During today’s hearing, the judge noted that the only evidence presented by the DA consisted of police reports and a psychological evaluation that were more than 30 years old. The judge compared that evidence to the evidence presented by the petitioner including a psychological evaluation that was less than 3 months old stating that the petitioner poses a low risk of re-offense as well as letters of support from family members and friends.
Also during today’s hearing, the judge acknowledged that the petitioner has been law abiding for more than 30 years. The judge further noted that the petitioner has a stable residence, is married and a university student.
I believe that the judge’s decision today to grant the registrant’s petition, despite the DA’s objection, is a good decision that is soundly based in law. I can only hope that the DA who objected to this petition as well as DA’s throughout the state have learned an important lesson. If they do not learn that important lesson, however, then the DA’s must be held accountable in court and in public opinion.
Awesome work !
This ruling hopefully takes the politics of re-election out of judges applying the law as it was written. Wish the same were true for sentencing decisions.
I’ve faced that same scenario in FTR context several times.
The because we can (ability) may not be mistaken for ” we have the law in text or record ” (intelligent consent-) by volition upon conviction. The emphasis of which is explained in the Connecticut DPS V Doe03 case. In DPS the court referenced ” the similarly situated ” which equates to the possession of a signed Standard Waiver of Civil Right by Attorney General, by every plea type save one. When State lacks a waiver ( in FTR or Deportation: See Kentucky v Pedilla where each are noted by court) and acknowledged by defendant IN THE RECORD, Civil recourse remains available in post conviction procedures outlined by statute. Interestingly the term ” latches” is also outlined by statute. These Appeal latches are time limited usually 20-30 days for parties to act upon final bench order.
I find myself not similarly situated, and in today’s FTR indictment
WI begins by raising the record to courts Commissioner in pretrial, it as that point opportunity is had by the defense ( who goes 2nd) to point out the lack of the Signed Waiver in the sole qualifying sex offence. It then becomes necessary to dig further into the record ( as in Sr.

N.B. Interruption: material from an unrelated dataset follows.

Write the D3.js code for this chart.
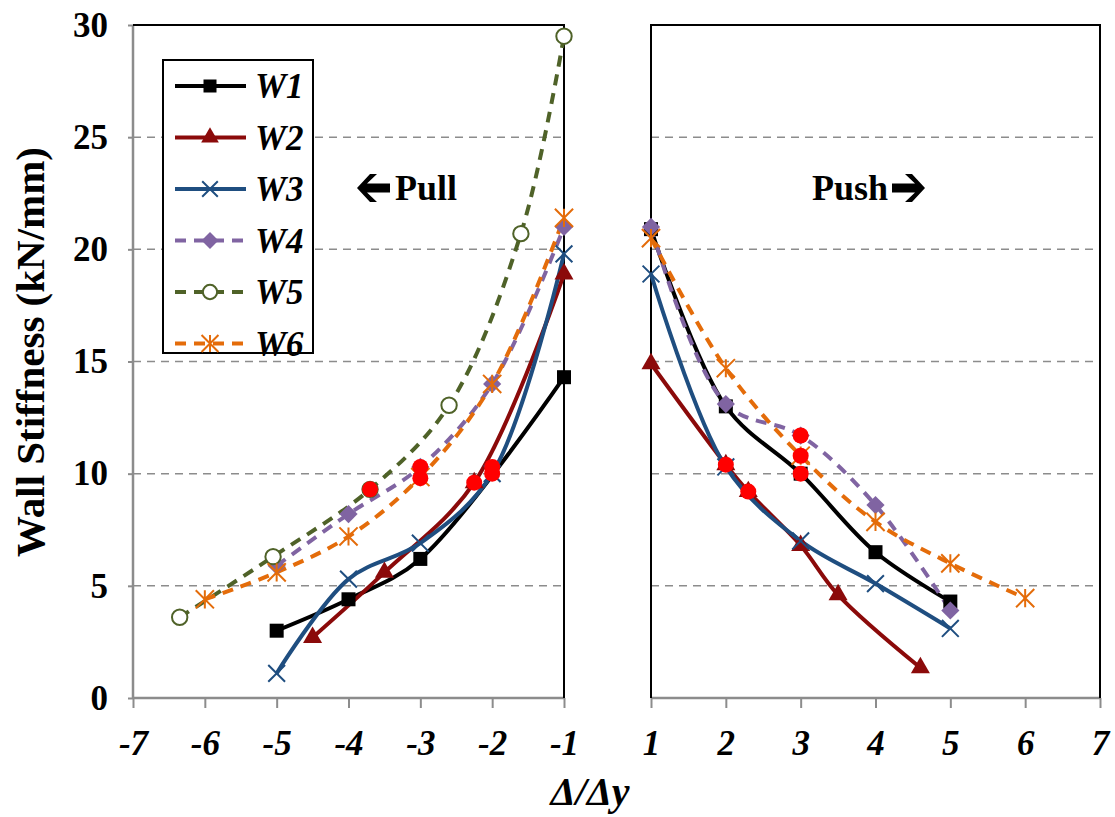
<!DOCTYPE html>
<html>
<head>
<meta charset="utf-8">
<script src="https://cdn.jsdelivr.net/npm/d3@7"></script>
<style>
  body { margin: 0; background: #fff; }
</style>
</head>
<body>
<div id="vis"></div>
<script>
// series data: pull side (negative) and push side (positive)
const seriesNames = ["W1", "W2", "W3", "W4", "W5", "W6"];
const seriesColors = ["#000000", "#8b0a0a", "#1f4e80", "#8064a2", "#4f6228", "#e46c0a"];
const seriesDashed = [false, false, false, true, true, true];

const w1PullX = [-5, -4, -3, -1];
const w1PullY = [3.0, 4.4, 6.2, 14.3];
const w1PushX = [1, 2, 3, 4, 5];
const w1PushY = [20.9, 13.0, 10.0, 6.5, 4.3];

const w2PullX = [-4.5, -3.5, -2.25, -1];
const w2PullY = [2.7, 5.6, 9.6, 18.9];
const w2PushX = [1, 2, 2.3, 3, 3.5, 4.6];
const w2PushY = [14.9, 10.4, 9.2, 6.8, 4.6, 1.35];

const w3PullX = [-5, -4, -3, -2, -1];
const w3PullY = [1.1, 5.3, 6.9, 10.0, 19.8];
const w3PushX = [1, 2, 3, 4, 5];
const w3PushY = [18.9, 10.3, 7.0, 5.1, 3.1];

const w4PullX = [-5, -4, -3, -2, -1];
const w4PullY = [5.9, 8.2, 10.3, 14.0, 21.0];
const w4PushX = [1, 2, 3, 4, 5];
const w4PushY = [21.0, 13.1, 11.7, 8.6, 3.9];

const w5PullX = [-6.35, -5.05, -3.7, -2.6, -1.6, -1];
const w5PullY = [3.6, 6.3, 9.3, 13.05, 20.7, 29.5];

const w6PullX = [-6, -5, -4, -3, -2, -1];
const w6PullY = [4.4, 5.6, 7.2, 9.85, 14.0, 21.4];
const w6PushX = [1, 2, 3, 4, 5, 6];
const w6PushY = [20.5, 14.7, 10.8, 7.85, 6.0, 4.45];

// red marks on the curves
const redPullX = [-3.7, -3, -3, -2.25, -2, -2];
const redPullY = [9.3, 10.3, 9.8, 9.6, 10.3, 10.0];
const redPushX = [2, 2.3, 3, 3, 3];
const redPushY = [10.4, 9.2, 11.7, 10.8, 10.0];

const yTicks = [0, 5, 10, 15, 20, 25, 30];
const pullTicks = [-7, -6, -5, -4, -3, -2, -1];
const pushTicks = [1, 2, 3, 4, 5, 6, 7];

const FONT = "'Liberation Serif', 'Times New Roman', Times, serif";

const zip = (xs, ys) => xs.map((x, i) => [x, ys[i]]);
const pullData = [zip(w1PullX, w1PullY), zip(w2PullX, w2PullY), zip(w3PullX, w3PullY),
                  zip(w4PullX, w4PullY), zip(w5PullX, w5PullY), zip(w6PullX, w6PullY)];
const pushData = [zip(w1PushX, w1PushY), zip(w2PushX, w2PushY), zip(w3PushX, w3PushY),
                  zip(w4PushX, w4PushY), [], zip(w6PushX, w6PushY)];

const W = 1115, H = 817;
const svg = d3.select("#vis").append("svg").attr("width", W).attr("height", H);

const y = d3.scaleLinear().domain([0, 30]).range([698, 25]);
const xL = d3.scaleLinear().domain([-7, -1]).range([133, 564]);
const xR = d3.scaleLinear().domain([1, 7]).range([651, 1100]);

// gridlines
[[133, 564], [651, 1100]].forEach(([a, b]) => {
  svg.append("g").selectAll("line").data(yTicks.filter(t => t > 0 && t < 30)).enter().append("line")
    .attr("x1", a).attr("x2", b).attr("y1", d => y(d)).attr("y2", d => y(d))
    .attr("stroke", "#8c8c8c").attr("stroke-width", 1.5).attr("stroke-dasharray", "8,6");
});

// axes
const axisColor = "#8c8c8c";
const gy = svg.append("g").attr("transform", "translate(133,0)")
  .call(d3.axisLeft(y).tickValues(yTicks).tickSize(5).tickPadding(20));
const gxl = svg.append("g").attr("transform", "translate(0,698)")
  .call(d3.axisBottom(xL).tickValues(pullTicks).tickSize(10).tickPadding(22).tickFormat(d => String(d)));
const gxr = svg.append("g").attr("transform", "translate(0,698)")
  .call(d3.axisBottom(xR).tickValues(pushTicks).tickSize(10).tickPadding(22).tickFormat(d => String(d)));
[gy, gxl, gxr].forEach(g => {
  g.attr("font-family", null).attr("font-size", null);
  g.select(".domain").attr("stroke", axisColor).attr("stroke-width", 2.5);
  g.selectAll(".tick line").attr("stroke", axisColor).attr("stroke-width", 2);
  g.selectAll("text").attr("fill", "#000").style("font-size", "35px");
});
[gxl, gxr].forEach(g => g.selectAll("text").style("font-style", "italic"));
gy.select(".domain").attr("d", "M0,698V25");
gxl.select(".domain").attr("d", "M133,0H564");
gxr.select(".domain").attr("d", "M651,0H1100");

// frame borders
svg.append("path").attr("d", "M133,25H564V698").attr("fill", "none").attr("stroke", "#000").attr("stroke-width", 2);
svg.append("path").attr("d", "M651,698V25H1100V698").attr("fill", "none").attr("stroke", "#000").attr("stroke-width", 2);

// markers
function marker(g, idx, cx, cy, s) {
  const col = seriesColors[idx];
  if (idx === 0) {
    g.append("rect").attr("x", cx - s / 2).attr("y", cy - s / 2).attr("width", s).attr("height", s).attr("fill", col);
  } else if (idx === 1) {
    g.append("path").attr("d", d3.symbol(d3.symbolTriangle, s * s * 0.8)()).attr("transform", `translate(${cx},${cy})`).attr("fill", col);
  } else if (idx === 2) {
    const r = s * 0.6;
    g.append("path").attr("d", `M${cx - r},${cy - r}L${cx + r},${cy + r}M${cx - r},${cy + r}L${cx + r},${cy - r}`)
      .attr("stroke", col).attr("stroke-width", 2);
  } else if (idx === 3) {
    const r = s * 0.65;
    g.append("path").attr("d", `M${cx},${cy - r}L${cx + r},${cy}L${cx},${cy + r}L${cx - r},${cy}Z`).attr("fill", col);
  } else if (idx === 4) {
    g.append("circle").attr("cx", cx).attr("cy", cy).attr("r", s * 0.55).attr("fill", "#fff").attr("stroke", col).attr("stroke-width", 2);
  } else {
    const r = s * 0.65;
    g.append("path").attr("d", `M${cx - r},${cy - r}L${cx + r},${cy + r}M${cx - r},${cy + r}L${cx + r},${cy - r}M${cx},${cy - r}L${cx},${cy + r}`)
      .attr("stroke", col).attr("stroke-width", 2);
  }
}

// series lines + markers
[[pullData, xL], [pushData, xR]].forEach(([data, xs]) => {
  const line = d3.line().x(d => xs(d[0])).y(d => y(d[1])).curve(d3.curveCatmullRom.alpha(0.5));
  data.forEach((pts, i) => {
    if (!pts.length) return;
    svg.append("path").datum(pts).attr("d", line).attr("fill", "none")
      .attr("stroke", seriesColors[i]).attr("stroke-width", 4)
      .attr("stroke-dasharray", seriesDashed[i] ? "11,8" : null);
  });
  data.forEach((pts, i) => {
    const g = svg.append("g");
    pts.forEach(p => marker(g, i, xs(p[0]), y(p[1]), 14));
  });
});

// red dots
svg.append("g").selectAll("circle").data(zip(redPullX, redPullY)).enter().append("circle")
  .attr("cx", d => xL(d[0])).attr("cy", d => y(d[1])).attr("r", 8).attr("fill", "#ff0000");
svg.append("g").selectAll("circle").data(zip(redPushX, redPushY)).enter().append("circle")
  .attr("cx", d => xR(d[0])).attr("cy", d => y(d[1])).attr("r", 8).attr("fill", "#ff0000");

// Pull / Push labels with block arrows
function blockArrow(tipX, cy, dir) {
  // dir -1 points left, +1 points right
  const p = [[0, 0], [13, -14], [20, -14], [10, -4.5], [33, -4.5], [33, 4.5], [10, 4.5], [20, 14], [13, 14]];
  svg.append("path")
    .attr("d", "M" + p.map(q => [tipX - dir * q[0], cy + q[1]].join(",")).join("L") + "Z")
    .attr("fill", "#000");
}
svg.append("text").attr("x", 395).attr("y", 200).style("font-size", "36px").text("Pull");
blockArrow(357, 188, -1);
svg.append("text").attr("x", 812).attr("y", 200).style("font-size", "36px").text("Push");
blockArrow(925, 188, 1);

// axis titles
svg.append("text").attr("transform", "translate(44,352) rotate(-90)").attr("text-anchor", "middle")
  .style("font-size", "41px").text("Wall Stiffness (kN/mm)");
svg.append("text").attr("x", 590).attr("y", 805).attr("text-anchor", "middle")
  .style("font-size", "40px").style("font-style", "italic").text("Δ/Δy");

// legend
const lg = svg.append("g");
lg.append("rect").attr("x", 163).attr("y", 60).attr("width", 150).attr("height", 293)
  .attr("fill", "#fff").attr("stroke", "#000").attr("stroke-width", 2);
seriesNames.forEach((name, i) => {
  const cy = 86 + i * 51.5;
  lg.append("line").attr("x1", 175).attr("x2", 246).attr("y1", cy).attr("y2", cy)
    .attr("stroke", seriesColors[i]).attr("stroke-width", 4)
    .attr("stroke-dasharray", seriesDashed[i] ? "11,8" : null);
  marker(lg, i, 210, cy, 13);
  lg.append("text").attr("x", 255).attr("y", cy + 12).style("font-size", "35px").style("font-style", "italic").text(name);
});

svg.selectAll("text").style("font-family", FONT).style("font-weight", "bold");
</script>
</body>
</html>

Pedilla’s case) where no registration obligation is mentioned in text of Sentence Phaseo It is at this point their FTR case becomes “Ripe with obvious Caprice.” The hardest part is getting accountability for statutory caprice when exercised completely without knowledge the convicted one at the time of trial.
Bravo Janice! Well done and thank you.
Well, in backward county petition hearing they used 30yr old (uvalde pd type) police report on me. No arrest in 30yrs since that Sham. The Sham continues with taxpayers on the hook to pay for the continued sham. Constitutional rights or fairness doesn’t exist if you’re non-white. Backhall court trial was a sham and petition hearing goes along with the sham.
Awhile back there was a joke: “Why does a dog lick its (you know what)?” Answer: Refer to the DA’s response.